Kiedy stoi się przy dolnej stacji kolejki krzesełkowej w centrum Szczyrku, nie sposób prawidłowo ocenić wielkości Skrzycznego (1257 m n.p.m.) – najwyższego szczytu w Beskidzie Śląskim. Trzeba odsunąć się nieco dalej, wybrać się pod kościółek Na Górce, by dopiero objąć wzrokiem Skrzyczne w całej swej okazałości. Trzeba przy tym zadzierać głowę mocno do góry – przeszło 700 metrów różnicy wysokości robi swoje. Prostą linią spod szczytu spada w dół przecinka kolejki linowej, a przy niej swoje zawijasy robią trasy zjazdowe. Nic dziwnego, że wielu uważa Skrzyczne za najlepsza górę narciarską w Polsce.

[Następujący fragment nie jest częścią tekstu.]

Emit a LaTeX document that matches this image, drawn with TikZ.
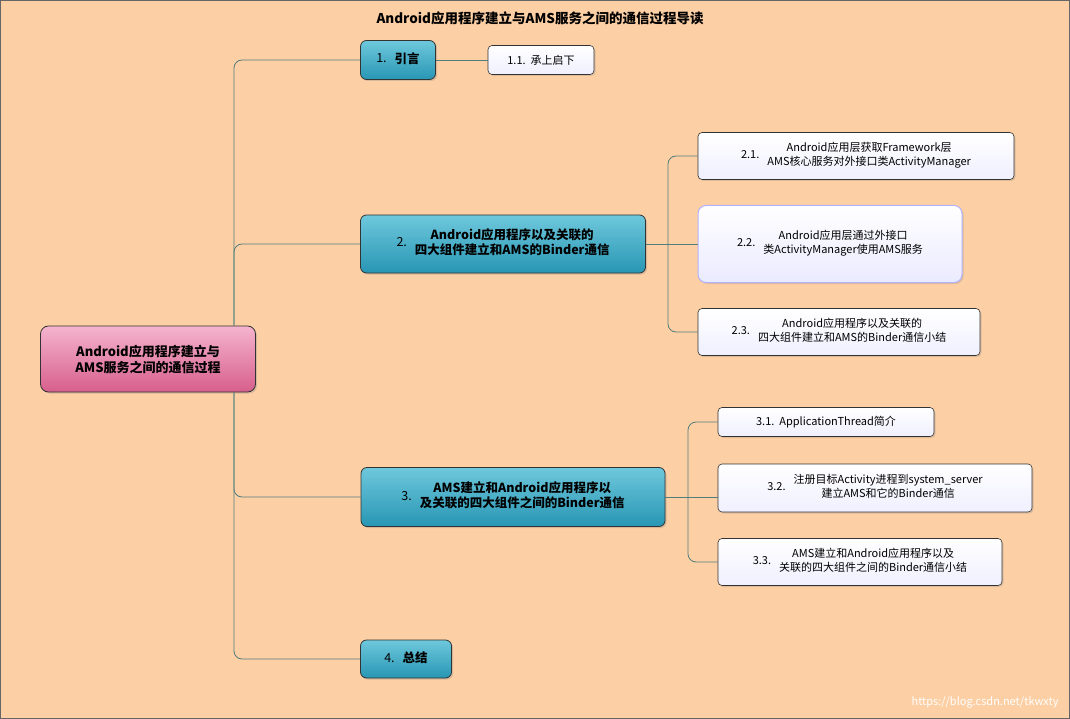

Parkingi i dolna stacja terenów narciarskich na Skrzycznem położona jest praktycznie w centrum Szczyrku, ok. 15 km na południe od Bielska-Białej. Najwygodniejszy dojazd (chociaż często zatłoczony) prowadzi od północy – z Bielska wyjeżdżamy na południe drogą nr 942, która doprowadza do ronda w Buczkowicach, po czym w prawo prowadzi do centrum miasta i głównego parkingu przy kolei krzesełkowej. Jadąc od strony Katowic czy Krakowa, wygodnie jest skorzystać z nowej obwodnicy miasta, która doprowadza do drogi 942 za miastem. Od strony Żywca najwygodniej dojechać jest główną drogą nr 69 do Łodygowic, gdzie skręcamy w lewo na lokalną szosę, która doprowadzi nas do ronda w Buczkowicach i drogi 942 z Bielska. Trzecia możliwość dojazdu prowadzi od strony Wisły przez wysoką Przełęcz Salmopolską (934 m n.p.m.), drogą wojewódzką nr 942 z centrum Wisły – szosa ta jest kręta i stroma, ale zazwyczaj utrzymana i przejezdna, aczkolwiek po opadach śniegu bywa śliska – zawsze warto mieć ze sobą łańcuchy.
Z Bielska-Białej – ok. 17 km; z Żywca – ok. 16 km; z Wisły – 21 km; Z Katowic (przez Tychy i Bielsko-Białą) – ok. 78 km; z Krakowa (przez Wadowice i Bielsko-Białą) – ok. 103 km (tyle co do Zakopanego!)